Seeking opportunities to expand its services, the Prudential Corporation established Prudential Holborn as its unit trust investment branch in 1985. The move appeared natural. No company seemed better suited to deal with small, cautious investors. The venture did not meet with immediate success. Prudential Holborn was founded just in time to feel the effects of the stock market crash of 1987. The unit trust business remained depressed for the rest of the decade. Prudential Holborn lost £105 million in 1988 and made a profit of £1.7 million in 1989. Prudential Corporation, though, remained content that the company was well positioned for an inevitable rise in the market.

This rapid expansion into a number of new services created a novel problem for the Pru: lack of consumer recognition. The corporate name was famous but the general population could not keep pace with the rate of corporate change. In 1986, a company survey discovered that only 20 percent of those who knew the Pru realized that the company had recently entered the mortgage business. Clearly, the other 80 percent were not thinking of the Pru first for every financial need. The diversified Pru required a higher profile and more advertising. When the Thatcher government deregulated the State Earnings-related Pension Scheme in 1988, the Pru launched a massive campaign for new pension business. Ten million people were covered by the state plan. Those who chose to leave would receive a rebate which could be invested in a new plan. The Prudential spent £7 million on advertising. In the opening stages of deregulation, the company issued 220,000 new contracts worth £110 million.

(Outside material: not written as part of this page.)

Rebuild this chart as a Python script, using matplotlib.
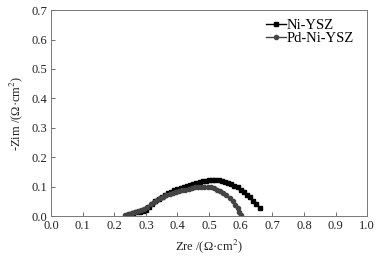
import matplotlib
matplotlib.use('Agg')
import matplotlib.pyplot as plt

ni_x = [0.25, 0.26, 0.27, 0.28, 0.29, 0.30, 0.31, 0.32, 0.33, 0.34, 0.35, 0.36, 0.37, 0.38,
        0.39, 0.40, 0.41, 0.42, 0.43, 0.44, 0.45, 0.46, 0.47, 0.48, 0.49, 0.50, 0.51, 0.52,
        0.53, 0.54, 0.55, 0.56, 0.57, 0.58, 0.59, 0.60, 0.61, 0.62, 0.63, 0.64, 0.65, 0.66]
ni_y = [0.008, 0.010, 0.012, 0.014, 0.017, 0.022, 0.030, 0.040, 0.050, 0.058, 0.065, 0.071,
        0.077, 0.082, 0.087, 0.091, 0.095, 0.099, 0.103, 0.106, 0.110, 0.113, 0.116, 0.118,
        0.120, 0.121, 0.122, 0.122, 0.121, 0.119, 0.116, 0.113, 0.108, 0.103, 0.097, 0.090,
        0.082, 0.073, 0.063, 0.052, 0.040, 0.028]

pd_x = [0.235, 0.245, 0.255, 0.265, 0.275, 0.285, 0.295, 0.305, 0.315, 0.325, 0.335, 0.345,
        0.355, 0.365, 0.375, 0.385, 0.395, 0.405, 0.415, 0.425, 0.435, 0.445, 0.455, 0.465,
        0.475, 0.485, 0.495, 0.505, 0.515, 0.525, 0.535, 0.545, 0.555, 0.565, 0.575, 0.583,
        0.590, 0.596, 0.600]
pd_y = [0.002, 0.006, 0.010, 0.013, 0.016, 0.019, 0.024, 0.031, 0.040, 0.048, 0.055, 0.061,
        0.066, 0.071, 0.075, 0.078, 0.081, 0.084, 0.087, 0.090, 0.093, 0.095, 0.097, 0.099,
        0.100, 0.100, 0.099, 0.097, 0.094, 0.090, 0.085, 0.079, 0.071, 0.062, 0.050, 0.038,
        0.026, 0.014, 0.004]

xticks = [0.0, 0.1, 0.2, 0.3, 0.4, 0.5, 0.6, 0.7, 0.8, 0.9, 1.0]
yticks = [0.0, 0.1, 0.2, 0.3, 0.4, 0.5, 0.6, 0.7]

plt.rcParams['font.family'] = ['Liberation Serif', 'DejaVu Serif']
plt.rcParams['mathtext.fontset'] = 'stix'

fig = plt.figure(figsize=(3.84, 2.59), dpi=100)
ax = fig.add_axes([0.133, 0.166, 0.823, 0.795])

ax.plot(ni_x, ni_y, '-s', color='black', ms=2.8, lw=1, label='Ni-YSZ')
ax.plot(pd_x, pd_y, '-o', color='#444444', ms=3.0, lw=1, label='Pd-Ni-YSZ')

ax.set_xlim(0, 1.0)
ax.set_ylim(0, 0.7)
ax.set_xticks(xticks)
ax.set_yticks(yticks)
ax.set_xticklabels([f'{t:.1f}' for t in xticks])
ax.set_yticklabels([f'{t:.1f}' for t in yticks])
ax.tick_params(direction='in', length=3, width=0.6, labelsize=9, color='#555555',
               labelcolor='#222222', top=False, right=False, pad=3)
for s in ax.spines.values():
    s.set_color('#777777')
    s.set_linewidth(0.7)

ax.set_xlabel('Zre /(Ω·cm$^2$)', fontsize=9, color='#222222', labelpad=4)
ax.set_ylabel('-Zim /(Ω·cm$^2$)', fontsize=9, color='#222222', labelpad=4)

ax.legend(loc='upper right', frameon=False, fontsize=10.5, handlelength=1.4,
          handletextpad=0.0, labelspacing=0.0, borderaxespad=0.0,
          bbox_to_anchor=(0.975, 0.985))

plt.savefig('out.png', dpi=100)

After a decade of reorganization, the Prudential Corporation presented a blend of innovation and traditional practice. The famed sales force remained 12,000 strong, still visiting five million homes for pension contributions and life assurance premiums. In an age of computers, this labor-intensive approach appeared anachronistic, but the system produced £1.3 billion in premium income in 1988. Prudential needed to convert this sales force into specialists able to market an integrated package of financial services, and 4,000 had been retrained for this task by the end of 1989.

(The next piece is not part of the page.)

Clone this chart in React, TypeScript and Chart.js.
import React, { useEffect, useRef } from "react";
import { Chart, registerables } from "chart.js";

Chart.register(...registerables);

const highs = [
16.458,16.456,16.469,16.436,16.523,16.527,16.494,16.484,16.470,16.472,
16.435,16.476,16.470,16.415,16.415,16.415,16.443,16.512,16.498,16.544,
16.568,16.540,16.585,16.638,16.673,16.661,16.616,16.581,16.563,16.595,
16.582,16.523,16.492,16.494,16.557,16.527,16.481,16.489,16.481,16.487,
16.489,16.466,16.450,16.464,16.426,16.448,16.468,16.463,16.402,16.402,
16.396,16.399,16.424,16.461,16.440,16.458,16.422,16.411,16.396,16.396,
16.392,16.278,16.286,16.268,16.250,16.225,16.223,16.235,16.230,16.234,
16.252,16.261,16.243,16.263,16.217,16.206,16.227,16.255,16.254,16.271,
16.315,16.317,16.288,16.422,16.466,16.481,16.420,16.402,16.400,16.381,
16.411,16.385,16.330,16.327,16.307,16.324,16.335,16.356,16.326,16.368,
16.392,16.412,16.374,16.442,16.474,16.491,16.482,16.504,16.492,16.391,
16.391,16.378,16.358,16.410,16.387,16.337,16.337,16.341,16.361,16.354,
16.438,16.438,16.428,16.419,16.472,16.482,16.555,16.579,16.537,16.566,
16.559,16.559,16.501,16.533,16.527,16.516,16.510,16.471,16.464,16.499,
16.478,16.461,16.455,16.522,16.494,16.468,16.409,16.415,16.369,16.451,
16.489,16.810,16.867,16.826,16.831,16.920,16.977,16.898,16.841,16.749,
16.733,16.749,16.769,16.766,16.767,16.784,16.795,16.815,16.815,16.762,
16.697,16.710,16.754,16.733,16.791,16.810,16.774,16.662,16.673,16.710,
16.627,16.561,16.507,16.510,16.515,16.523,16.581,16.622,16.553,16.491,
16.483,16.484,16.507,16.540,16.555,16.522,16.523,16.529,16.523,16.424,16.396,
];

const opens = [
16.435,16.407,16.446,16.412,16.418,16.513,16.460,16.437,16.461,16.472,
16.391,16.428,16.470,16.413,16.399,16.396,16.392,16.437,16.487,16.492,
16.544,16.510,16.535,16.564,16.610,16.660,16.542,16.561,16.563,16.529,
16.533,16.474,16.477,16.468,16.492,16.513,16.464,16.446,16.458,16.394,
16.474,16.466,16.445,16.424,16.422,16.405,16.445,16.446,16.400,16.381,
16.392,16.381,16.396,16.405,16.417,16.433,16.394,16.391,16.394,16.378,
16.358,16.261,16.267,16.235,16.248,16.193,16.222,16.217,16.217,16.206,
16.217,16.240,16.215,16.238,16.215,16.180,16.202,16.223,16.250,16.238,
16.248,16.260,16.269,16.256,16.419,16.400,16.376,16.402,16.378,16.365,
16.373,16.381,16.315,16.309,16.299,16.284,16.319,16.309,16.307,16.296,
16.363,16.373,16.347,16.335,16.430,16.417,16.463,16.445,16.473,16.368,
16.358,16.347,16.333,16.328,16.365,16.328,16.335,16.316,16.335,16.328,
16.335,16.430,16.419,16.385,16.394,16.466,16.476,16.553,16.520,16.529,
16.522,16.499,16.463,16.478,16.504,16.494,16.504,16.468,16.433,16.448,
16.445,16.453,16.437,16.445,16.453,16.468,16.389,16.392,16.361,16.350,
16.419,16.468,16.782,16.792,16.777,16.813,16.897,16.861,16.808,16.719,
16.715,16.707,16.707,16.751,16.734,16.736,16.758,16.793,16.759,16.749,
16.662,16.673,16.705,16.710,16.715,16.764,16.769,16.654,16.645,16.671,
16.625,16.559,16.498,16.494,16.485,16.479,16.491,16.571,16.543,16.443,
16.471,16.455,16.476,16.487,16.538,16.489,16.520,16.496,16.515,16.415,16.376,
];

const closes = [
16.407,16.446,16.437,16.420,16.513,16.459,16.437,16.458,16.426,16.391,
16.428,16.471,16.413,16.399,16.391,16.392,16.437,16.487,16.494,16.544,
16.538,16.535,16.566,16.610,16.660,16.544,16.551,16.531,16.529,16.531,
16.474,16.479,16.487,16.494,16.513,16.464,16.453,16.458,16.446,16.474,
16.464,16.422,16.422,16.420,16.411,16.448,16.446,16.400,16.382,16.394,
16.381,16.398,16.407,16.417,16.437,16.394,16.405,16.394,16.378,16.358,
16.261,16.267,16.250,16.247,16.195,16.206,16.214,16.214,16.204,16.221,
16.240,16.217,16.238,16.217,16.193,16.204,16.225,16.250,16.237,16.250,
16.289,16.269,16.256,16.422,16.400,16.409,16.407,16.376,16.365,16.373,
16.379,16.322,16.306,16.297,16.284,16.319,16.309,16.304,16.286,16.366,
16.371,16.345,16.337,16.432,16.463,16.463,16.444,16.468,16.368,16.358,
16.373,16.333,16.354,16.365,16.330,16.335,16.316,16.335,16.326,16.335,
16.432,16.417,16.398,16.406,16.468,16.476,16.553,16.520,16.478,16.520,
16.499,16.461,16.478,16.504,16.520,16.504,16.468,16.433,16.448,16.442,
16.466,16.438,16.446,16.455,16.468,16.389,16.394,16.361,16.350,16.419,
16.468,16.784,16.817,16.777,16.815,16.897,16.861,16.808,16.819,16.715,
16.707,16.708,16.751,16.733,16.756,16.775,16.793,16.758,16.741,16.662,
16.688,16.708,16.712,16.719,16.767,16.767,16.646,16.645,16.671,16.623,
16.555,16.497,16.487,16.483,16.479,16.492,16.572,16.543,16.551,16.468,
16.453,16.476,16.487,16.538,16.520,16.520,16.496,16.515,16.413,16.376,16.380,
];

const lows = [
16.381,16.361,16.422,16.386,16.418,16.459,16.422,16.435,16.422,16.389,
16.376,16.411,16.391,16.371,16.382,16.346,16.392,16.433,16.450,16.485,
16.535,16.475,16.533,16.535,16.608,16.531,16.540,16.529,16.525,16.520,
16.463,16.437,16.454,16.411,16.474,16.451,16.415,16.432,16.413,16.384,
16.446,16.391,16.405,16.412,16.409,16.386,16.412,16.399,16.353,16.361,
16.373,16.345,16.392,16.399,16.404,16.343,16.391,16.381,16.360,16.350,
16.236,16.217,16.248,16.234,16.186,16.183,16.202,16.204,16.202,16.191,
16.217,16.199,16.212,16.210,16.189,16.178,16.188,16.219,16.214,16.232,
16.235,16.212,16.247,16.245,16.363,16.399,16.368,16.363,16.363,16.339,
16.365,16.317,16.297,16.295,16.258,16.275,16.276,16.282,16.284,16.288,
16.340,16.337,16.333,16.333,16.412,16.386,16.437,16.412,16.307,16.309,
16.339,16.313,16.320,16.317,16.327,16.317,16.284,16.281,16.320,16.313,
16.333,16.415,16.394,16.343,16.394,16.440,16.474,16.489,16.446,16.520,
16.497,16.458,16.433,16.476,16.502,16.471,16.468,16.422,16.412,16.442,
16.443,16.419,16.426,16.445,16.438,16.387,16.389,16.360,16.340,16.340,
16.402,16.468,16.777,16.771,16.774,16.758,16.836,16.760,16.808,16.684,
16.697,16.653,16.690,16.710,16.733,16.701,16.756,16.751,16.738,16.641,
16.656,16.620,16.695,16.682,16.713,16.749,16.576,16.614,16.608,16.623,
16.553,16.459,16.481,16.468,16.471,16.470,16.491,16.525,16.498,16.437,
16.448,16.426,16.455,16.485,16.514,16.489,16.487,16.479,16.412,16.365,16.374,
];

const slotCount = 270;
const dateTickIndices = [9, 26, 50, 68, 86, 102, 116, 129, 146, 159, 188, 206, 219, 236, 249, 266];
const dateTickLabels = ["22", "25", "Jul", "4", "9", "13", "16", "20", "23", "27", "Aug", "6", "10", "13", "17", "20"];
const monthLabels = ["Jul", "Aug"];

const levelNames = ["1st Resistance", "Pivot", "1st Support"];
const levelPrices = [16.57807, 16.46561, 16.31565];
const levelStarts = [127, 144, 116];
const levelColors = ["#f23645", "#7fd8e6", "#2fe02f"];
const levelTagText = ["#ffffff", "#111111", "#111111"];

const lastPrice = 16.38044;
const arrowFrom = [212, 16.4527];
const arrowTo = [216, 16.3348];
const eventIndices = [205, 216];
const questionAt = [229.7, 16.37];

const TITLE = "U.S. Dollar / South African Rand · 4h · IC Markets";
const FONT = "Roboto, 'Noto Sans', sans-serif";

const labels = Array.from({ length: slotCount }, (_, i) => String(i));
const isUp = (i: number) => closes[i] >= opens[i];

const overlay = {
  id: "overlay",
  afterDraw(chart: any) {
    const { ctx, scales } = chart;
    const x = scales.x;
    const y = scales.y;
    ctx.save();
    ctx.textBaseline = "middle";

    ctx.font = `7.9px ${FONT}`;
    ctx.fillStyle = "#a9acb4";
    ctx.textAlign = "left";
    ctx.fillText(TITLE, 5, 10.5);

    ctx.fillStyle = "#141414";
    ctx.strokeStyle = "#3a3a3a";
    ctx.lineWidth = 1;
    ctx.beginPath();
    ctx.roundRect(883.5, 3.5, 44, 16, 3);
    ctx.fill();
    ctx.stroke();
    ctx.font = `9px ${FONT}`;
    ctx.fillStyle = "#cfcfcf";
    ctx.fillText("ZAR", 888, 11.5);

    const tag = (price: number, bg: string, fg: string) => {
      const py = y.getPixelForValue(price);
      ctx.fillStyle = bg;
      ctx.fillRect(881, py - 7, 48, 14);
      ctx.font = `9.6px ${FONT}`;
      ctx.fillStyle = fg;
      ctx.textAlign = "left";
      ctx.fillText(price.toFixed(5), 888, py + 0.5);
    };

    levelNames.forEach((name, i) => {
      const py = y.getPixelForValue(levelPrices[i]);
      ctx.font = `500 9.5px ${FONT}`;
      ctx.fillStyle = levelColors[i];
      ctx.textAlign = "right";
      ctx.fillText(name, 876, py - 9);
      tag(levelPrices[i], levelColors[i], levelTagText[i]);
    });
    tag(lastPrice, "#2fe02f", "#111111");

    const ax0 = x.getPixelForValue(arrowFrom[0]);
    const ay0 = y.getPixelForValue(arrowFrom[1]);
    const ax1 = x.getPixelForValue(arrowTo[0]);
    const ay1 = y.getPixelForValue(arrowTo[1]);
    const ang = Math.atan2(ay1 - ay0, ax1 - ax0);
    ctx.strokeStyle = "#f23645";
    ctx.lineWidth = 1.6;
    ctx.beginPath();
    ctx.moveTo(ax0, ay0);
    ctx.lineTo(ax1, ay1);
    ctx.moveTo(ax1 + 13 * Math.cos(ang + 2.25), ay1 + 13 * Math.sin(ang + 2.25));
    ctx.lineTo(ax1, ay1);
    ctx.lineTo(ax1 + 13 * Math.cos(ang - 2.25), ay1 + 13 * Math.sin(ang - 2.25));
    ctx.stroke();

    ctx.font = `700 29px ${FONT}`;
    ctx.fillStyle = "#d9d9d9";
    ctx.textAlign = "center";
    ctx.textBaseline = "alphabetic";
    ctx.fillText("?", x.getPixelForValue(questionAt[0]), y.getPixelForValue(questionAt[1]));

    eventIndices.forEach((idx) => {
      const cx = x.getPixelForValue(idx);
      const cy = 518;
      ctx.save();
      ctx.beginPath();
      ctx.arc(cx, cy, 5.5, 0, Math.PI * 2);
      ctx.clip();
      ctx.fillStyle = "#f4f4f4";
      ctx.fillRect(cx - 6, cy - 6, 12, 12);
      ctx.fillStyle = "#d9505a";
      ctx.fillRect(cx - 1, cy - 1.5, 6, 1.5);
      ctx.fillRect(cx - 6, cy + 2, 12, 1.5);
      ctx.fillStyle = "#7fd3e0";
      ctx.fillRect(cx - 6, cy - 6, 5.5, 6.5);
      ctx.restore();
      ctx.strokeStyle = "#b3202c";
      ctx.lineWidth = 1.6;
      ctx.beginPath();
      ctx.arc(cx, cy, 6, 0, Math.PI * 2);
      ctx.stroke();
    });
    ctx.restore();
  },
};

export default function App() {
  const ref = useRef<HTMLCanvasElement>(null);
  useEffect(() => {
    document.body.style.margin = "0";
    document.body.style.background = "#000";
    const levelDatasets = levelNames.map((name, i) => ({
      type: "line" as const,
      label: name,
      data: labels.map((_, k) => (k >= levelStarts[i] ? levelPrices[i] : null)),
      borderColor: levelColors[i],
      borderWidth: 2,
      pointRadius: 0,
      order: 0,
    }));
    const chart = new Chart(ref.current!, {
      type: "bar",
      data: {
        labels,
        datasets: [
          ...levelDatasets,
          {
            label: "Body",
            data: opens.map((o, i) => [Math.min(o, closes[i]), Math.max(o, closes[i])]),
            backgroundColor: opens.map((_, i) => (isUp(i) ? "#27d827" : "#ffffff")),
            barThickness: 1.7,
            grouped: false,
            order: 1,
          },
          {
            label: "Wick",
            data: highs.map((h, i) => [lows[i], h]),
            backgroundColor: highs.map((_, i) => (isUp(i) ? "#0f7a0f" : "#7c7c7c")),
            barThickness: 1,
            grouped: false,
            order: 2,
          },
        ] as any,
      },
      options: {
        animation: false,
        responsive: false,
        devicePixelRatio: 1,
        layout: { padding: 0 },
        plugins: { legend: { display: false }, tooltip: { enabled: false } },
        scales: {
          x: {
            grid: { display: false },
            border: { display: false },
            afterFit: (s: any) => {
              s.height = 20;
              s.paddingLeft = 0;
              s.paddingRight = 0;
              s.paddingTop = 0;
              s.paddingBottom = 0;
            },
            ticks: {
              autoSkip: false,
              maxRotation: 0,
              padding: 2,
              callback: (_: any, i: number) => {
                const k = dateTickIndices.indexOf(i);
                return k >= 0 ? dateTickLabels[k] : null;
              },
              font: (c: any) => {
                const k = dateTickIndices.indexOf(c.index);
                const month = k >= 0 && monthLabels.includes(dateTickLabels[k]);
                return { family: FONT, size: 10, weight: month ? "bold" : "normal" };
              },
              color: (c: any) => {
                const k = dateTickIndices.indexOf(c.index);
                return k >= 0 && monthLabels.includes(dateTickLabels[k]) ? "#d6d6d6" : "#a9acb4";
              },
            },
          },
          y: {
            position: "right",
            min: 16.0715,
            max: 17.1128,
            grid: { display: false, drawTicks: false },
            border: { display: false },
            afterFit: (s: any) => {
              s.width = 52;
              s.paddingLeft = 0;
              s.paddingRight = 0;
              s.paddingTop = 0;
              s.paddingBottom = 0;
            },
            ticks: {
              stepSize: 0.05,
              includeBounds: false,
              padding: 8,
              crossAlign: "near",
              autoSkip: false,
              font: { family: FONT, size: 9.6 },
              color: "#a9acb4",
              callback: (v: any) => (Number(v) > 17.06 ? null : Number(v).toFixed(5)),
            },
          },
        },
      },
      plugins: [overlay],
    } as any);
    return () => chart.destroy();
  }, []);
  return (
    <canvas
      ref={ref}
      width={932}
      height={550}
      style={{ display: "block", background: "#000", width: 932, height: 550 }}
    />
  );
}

The leadership of the Prudential Corporation provided the best indicator of future development. Sir Brian Corby, who directed much of the reorganization, had been trained as an actuary. His successor, Michael Newmarch, who became CEO in April 1990, also was a lifelong Prudential employee. However, Newmarch had served as an investment manager not as an actuary. The new portfolio manager in 1989, Hugh Jenkins, had no previous experience with the Prudential Corporation. This highly regarded manager oversaw a portfolio valued at £35 billion. Asked to comment on the appointment of Newmarch, Jenkins observed discreetly that "the investment function has come to the top."

Changes Continue: 1990s and Beyond

During the 1990s, Prudential's long term strategy became focused on its diversification efforts, especially in the financial and investment services sector. Toward this end, the company made several key moves to reestablish its brand and transform it into a cutting edge global financial products and services and fund management firm. As part of its global expansion efforts, Prudential Corporation Asia was created in 1994 to take advantage of new business opportunities in the region. Sir Peter Davis took over as CEO in 1995, and under his leadership the Pru made distinct changes that proved to be crucial to its successful entrance into the next century.

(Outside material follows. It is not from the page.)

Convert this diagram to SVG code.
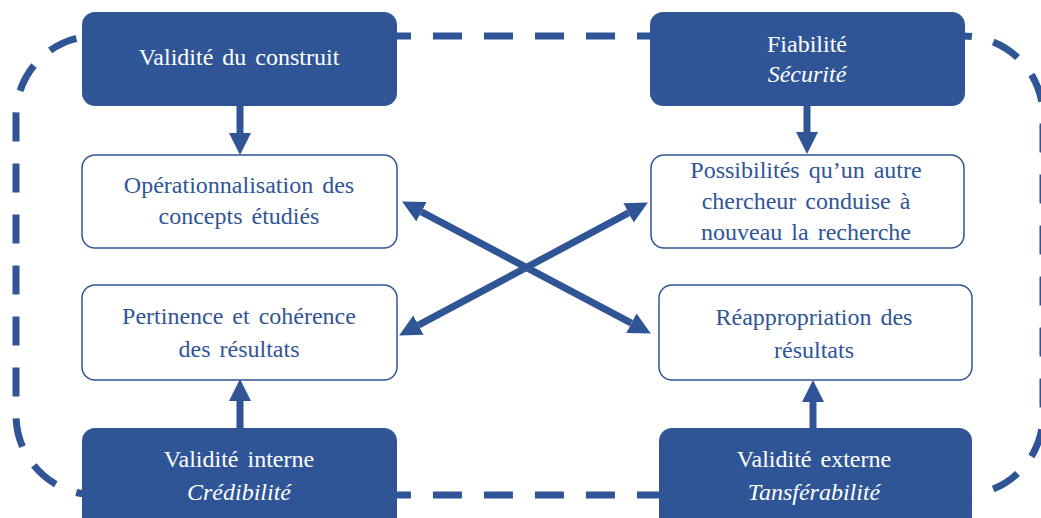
<svg xmlns="http://www.w3.org/2000/svg" width="1041" height="518" viewBox="0 0 1041 518">
<style>
.dark{fill:#2F5597;stroke:none}
.light{fill:#ffffff;stroke:#2F5597;stroke-width:1.5}
.tw{fill:#ffffff}
.tb{fill:#2F5597}
.it{font-style:italic}
.frame{fill:none;stroke:#2F5597;stroke-width:7;stroke-dasharray:29 22;stroke-dashoffset:20}
.conn line{stroke:#2F5597;stroke-width:7}
</style>
<defs>
<marker id="ah" markerUnits="userSpaceOnUse" markerWidth="22" markerHeight="22" refX="0" refY="11" orient="auto-start-reverse" viewBox="0 0 22 22">
<path d="M0,0 L22,11 L0,22 z" fill="#2F5597"/>
</marker>
</defs>
<rect class="frame" x="16" y="36" width="1027" height="459" rx="80" ry="80"/>
<g font-family="Liberation Serif, Tinos, DejaVu Serif, Noto Serif, Times, serif" font-size="24" text-anchor="middle" word-spacing="3">
<g id="n-construit">
<rect class="dark" x="82" y="12" width="315" height="94" rx="13"/>
<text class="tw" x="239" y="65">Validité du construit</text>
</g>
<g id="n-fiabilite">
<rect class="dark" x="650" y="12" width="315" height="94" rx="13"/>
<text class="tw" x="807" y="52">Fiabilité</text>
<text class="tw it" x="807" y="82">Sécurité</text>
</g>
<g id="n-operationnalisation">
<rect class="light" x="82" y="155" width="315" height="93" rx="13"/>
<text class="tb" x="239" y="193">Opérationnalisation des</text>
<text class="tb" x="239" y="224">concepts étudiés</text>
</g>
<g id="n-possibilites">
<rect class="light" x="651" y="155" width="313" height="93" rx="13"/>
<text class="tb" x="806" y="178">Possibilités qu’un autre</text>
<text class="tb" x="806" y="209">chercheur conduise à</text>
<text class="tb" x="806" y="240">nouveau la recherche</text>
</g>
<g id="n-pertinence">
<rect class="light" x="82" y="285" width="315" height="95" rx="13"/>
<text class="tb" x="239" y="324">Pertinence et cohérence</text>
<text class="tb" x="239" y="357">des résultats</text>
</g>
<g id="n-reappropriation">
<rect class="light" x="659" y="285" width="313" height="95" rx="13"/>
<text class="tb" x="814" y="325">Réappropriation des</text>
<text class="tb" x="814" y="358">résultats</text>
</g>
<g id="n-interne">
<rect class="dark" x="82" y="428" width="315" height="105" rx="13"/>
<text class="tw" x="239" y="467">Validité interne</text>
<text class="tw it" x="239" y="500">Crédibilité</text>
</g>
<g id="n-externe">
<rect class="dark" x="659" y="428" width="313" height="105" rx="13"/>
<text class="tw" x="814" y="467">Validité externe</text>
<text class="tw it" x="814" y="500">Tansférabilité</text>
</g>
</g>
<g id="connectors" class="conn">
<line x1="240" y1="106" x2="240" y2="133" marker-end="url(#ah)"/>
<line x1="807" y1="106" x2="807" y2="132" marker-end="url(#ah)"/>
<line x1="240" y1="428" x2="240" y2="401" marker-end="url(#ah)"/>
<line x1="813" y1="428" x2="813" y2="402" marker-end="url(#ah)"/>
<line x1="421.5" y1="211.8" x2="631.4" y2="323.2" marker-start="url(#ah)" marker-end="url(#ah)"/>
<line x1="418.5" y1="325.1" x2="628.5" y2="212.9" marker-start="url(#ah)" marker-end="url(#ah)"/>
</g>
</svg>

In 1997, the company purchased Scottish Amicable Life Assurance Society and renamed it Scottish Amicable plc. That year, the company also laid the groundwork for the launch of Egg plc, a branchless bank that originally operated by telephone and mail but moved into the online arena in 1998. The online banking subsidiary offered such services as savings accounts, mortgages, and personal loans. The venture proved to be an instant success--the web site had over 1.75 million hits in its first week of operation.

In 1999, Prudential strengthened its reach in the mutual funds industry with its £1.9 billion acquisition of M&G Group plc. During that year, Prudential began yet another restructuring effort that included a 20 percent reduction of its domestic workforce. The job cuts signaled a shift from the "man from the Pru" direct sales force to a more cost efficient online and telephone customer service system. The firm also adopted a new name, Prudential plc.

Changes continued in the new millennium. By this time, the company's Egg subsidiary was operating as the UK's most successful Internet bank with over one million customers and $11 billion in assets. In 2000, the company spun off approximately 20 percent of the online bank to the public. Prudential itself also listed on the New York Stock Exchange. The firm's management structure changed that year when Jonathan Bloomer took over as CEO and Sir Roger Hurn was named chairman. Hurn announced he would relinquish his post in April 2002 due to his connection with the financially troubled Marconi plc, a telecommunications firm that he chaired from 1998 to September 2001.

During this time period, Prudential's strategy included global expansion to offset weakening U.K. operations. The company was the first U.K. life insurer to become licensed in Vietnam and opened an office in Hanoi in March 2000. Asian expansion also continued in 2001 with the purchase of Orico Life Insurance Co. based in Japan. Prudential commented on its move into the Japanese market in a December 2001 Daily Yomiuri article, stating that the firm's "Japanese entry was a significant part of the program to build our businesses right across the main markets in Asia to continue to be a global creator of financial services solutions for individuals and embark on retail financial services strategies through life insurance, mutual funds, pensions, and eventually banking."

Prudential also tried to strengthen its position in the United States during 2001. Its attempts were thwarted, however, when its planned $26.5 billion merger with American General Corp. fell through after the United States-based company instead accepted an offer to merge with American International Group.

Prudential forged ahead with its domestic insurance operations restructuring, and in late 2001 the company announced the sale of its general insurance business to Winterthur Insurance Company. As part of the deal, Prudential partnered with Winterthur's U.K. subsidiary, Churchill, to provide Prudential-branded general insurance products in the region.

With the dramatic changes of the 1980s and 1990s behind it, Prudential now stood with five major business segments that included Prudential's U.K. and European insurance operations, M&G Investments, Egg plc, Jackson National Life, and Prudential Corporation Asia. Management's long term goals continued to be centered on building a global retail financial services business. With a longstanding history of success behind it, Prudential appeared to be well positioned to achieve future success.

Principal Divisions: Jackson National Life Insurance Company (U.S.); M&G Group plc; Egg plc; Prudential Corporation Asia (PCA); Prudential UK Insurance Operations; Prudential Europe.

Principal Competitors: CGNU plc; Legal & General Group plc; Royal & Sun Alliance Insurance Group plc.